### Given data:
<<<<

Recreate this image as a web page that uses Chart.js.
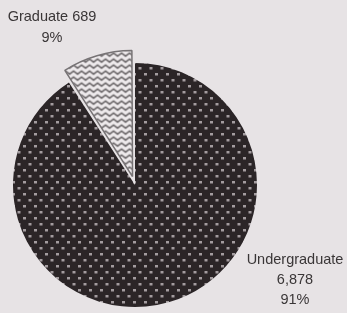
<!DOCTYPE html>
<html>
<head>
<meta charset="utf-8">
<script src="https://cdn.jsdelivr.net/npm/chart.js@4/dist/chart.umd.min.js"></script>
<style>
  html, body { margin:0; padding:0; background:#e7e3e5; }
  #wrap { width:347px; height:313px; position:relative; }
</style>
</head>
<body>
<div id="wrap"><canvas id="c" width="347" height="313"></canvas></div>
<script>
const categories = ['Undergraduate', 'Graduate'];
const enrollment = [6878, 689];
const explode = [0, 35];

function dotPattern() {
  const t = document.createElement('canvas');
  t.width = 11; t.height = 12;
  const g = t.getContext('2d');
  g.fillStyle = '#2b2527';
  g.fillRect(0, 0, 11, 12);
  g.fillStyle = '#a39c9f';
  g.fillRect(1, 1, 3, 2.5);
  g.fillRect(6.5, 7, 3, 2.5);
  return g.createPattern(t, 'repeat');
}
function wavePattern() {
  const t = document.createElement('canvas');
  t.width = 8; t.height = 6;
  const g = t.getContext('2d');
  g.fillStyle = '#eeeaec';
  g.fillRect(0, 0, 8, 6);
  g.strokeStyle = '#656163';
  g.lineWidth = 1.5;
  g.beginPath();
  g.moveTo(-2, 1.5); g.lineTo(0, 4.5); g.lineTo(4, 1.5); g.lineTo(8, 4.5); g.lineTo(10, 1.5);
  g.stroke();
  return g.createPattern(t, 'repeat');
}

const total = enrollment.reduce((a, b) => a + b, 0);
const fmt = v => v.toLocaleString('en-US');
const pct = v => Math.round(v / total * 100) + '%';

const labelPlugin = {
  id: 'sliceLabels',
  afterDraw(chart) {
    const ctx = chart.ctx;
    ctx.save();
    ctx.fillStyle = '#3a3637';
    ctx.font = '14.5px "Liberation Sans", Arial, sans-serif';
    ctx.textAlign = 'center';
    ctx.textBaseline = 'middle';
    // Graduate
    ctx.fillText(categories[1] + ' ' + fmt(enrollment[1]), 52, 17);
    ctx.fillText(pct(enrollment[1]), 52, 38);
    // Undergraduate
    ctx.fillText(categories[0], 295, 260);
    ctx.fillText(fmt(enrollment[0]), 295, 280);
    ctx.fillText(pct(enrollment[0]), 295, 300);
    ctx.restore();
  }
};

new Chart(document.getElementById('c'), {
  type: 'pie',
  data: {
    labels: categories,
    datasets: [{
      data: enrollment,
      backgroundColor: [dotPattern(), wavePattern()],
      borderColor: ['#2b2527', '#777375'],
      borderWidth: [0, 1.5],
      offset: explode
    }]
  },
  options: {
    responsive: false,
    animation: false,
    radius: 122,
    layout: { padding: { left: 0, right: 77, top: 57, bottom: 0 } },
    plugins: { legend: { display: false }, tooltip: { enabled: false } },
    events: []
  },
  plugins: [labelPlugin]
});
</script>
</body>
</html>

>>>>

### Exercise directions:
Extract the full listing above verbatim; pictures are to be left out of the copy.

### Problem solution:
Recreate this image as a web page that uses Chart.js.
<!DOCTYPE html>
<html>
<head>
<meta charset="utf-8">
<script src="https://cdn.jsdelivr.net/npm/chart.js@4/dist/chart.umd.min.js"></script>
<style>
  html, body { margin:0; padding:0; background:#e7e3e5; }
  #wrap { width:347px; height:313px; position:relative; }
</style>
</head>
<body>
<div id="wrap"><canvas id="c" width="347" height="313"></canvas></div>
<script>
const categories = ['Undergraduate', 'Graduate'];
const enrollment = [6878, 689];
const explode = [0, 35];

function dotPattern() {
  const t = document.createElement('canvas');
  t.width = 11; t.height = 12;
  const g = t.getContext('2d');
  g.fillStyle = '#2b2527';
  g.fillRect(0, 0, 11, 12);
  g.fillStyle = '#a39c9f';
  g.fillRect(1, 1, 3, 2.5);
  g.fillRect(6.5, 7, 3, 2.5);
  return g.createPattern(t, 'repeat');
}
function wavePattern() {
  const t = document.createElement('canvas');
  t.width = 8; t.height = 6;
  const g = t.getContext('2d');
  g.fillStyle = '#eeeaec';
  g.fillRect(0, 0, 8, 6);
  g.strokeStyle = '#656163';
  g.lineWidth = 1.5;
  g.beginPath();
  g.moveTo(-2, 1.5); g.lineTo(0, 4.5); g.lineTo(4, 1.5); g.lineTo(8, 4.5); g.lineTo(10, 1.5);
  g.stroke();
  return g.createPattern(t, 'repeat');
}

const total = enrollment.reduce((a, b) => a + b, 0);
const fmt = v => v.toLocaleString('en-US');
const pct = v => Math.round(v / total * 100) + '%';

const labelPlugin = {
  id: 'sliceLabels',
  afterDraw(chart) {
    const ctx = chart.ctx;
    ctx.save();
    ctx.fillStyle = '#3a3637';
    ctx.font = '14.5px "Liberation Sans", Arial, sans-serif';
    ctx.textAlign = 'center';
    ctx.textBaseline = 'middle';
    // Graduate
    ctx.fillText(categories[1] + ' ' + fmt(enrollment[1]), 52, 17);
    ctx.fillText(pct(enrollment[1]), 52, 38);
    // Undergraduate
    ctx.fillText(categories[0], 295, 260);
    ctx.fillText(fmt(enrollment[0]), 295, 280);
    ctx.fillText(pct(enrollment[0]), 295, 300);
    ctx.restore();
  }
};

new Chart(document.getElementById('c'), {
  type: 'pie',
  data: {
    labels: categories,
    datasets: [{
      data: enrollment,
      backgroundColor: [dotPattern(), wavePattern()],
      borderColor: ['#2b2527', '#777375'],
      borderWidth: [0, 1.5],
      offset: explode
    }]
  },
  options: {
    responsive: false,
    animation: false,
    radius: 122,
    layout: { padding: { left: 0, right: 77, top: 57, bottom: 0 } },
    plugins: { legend: { display: false }, tooltip: { enabled: false } },
    events: []
  },
  plugins: [labelPlugin]
});
</script>
</body>
</html>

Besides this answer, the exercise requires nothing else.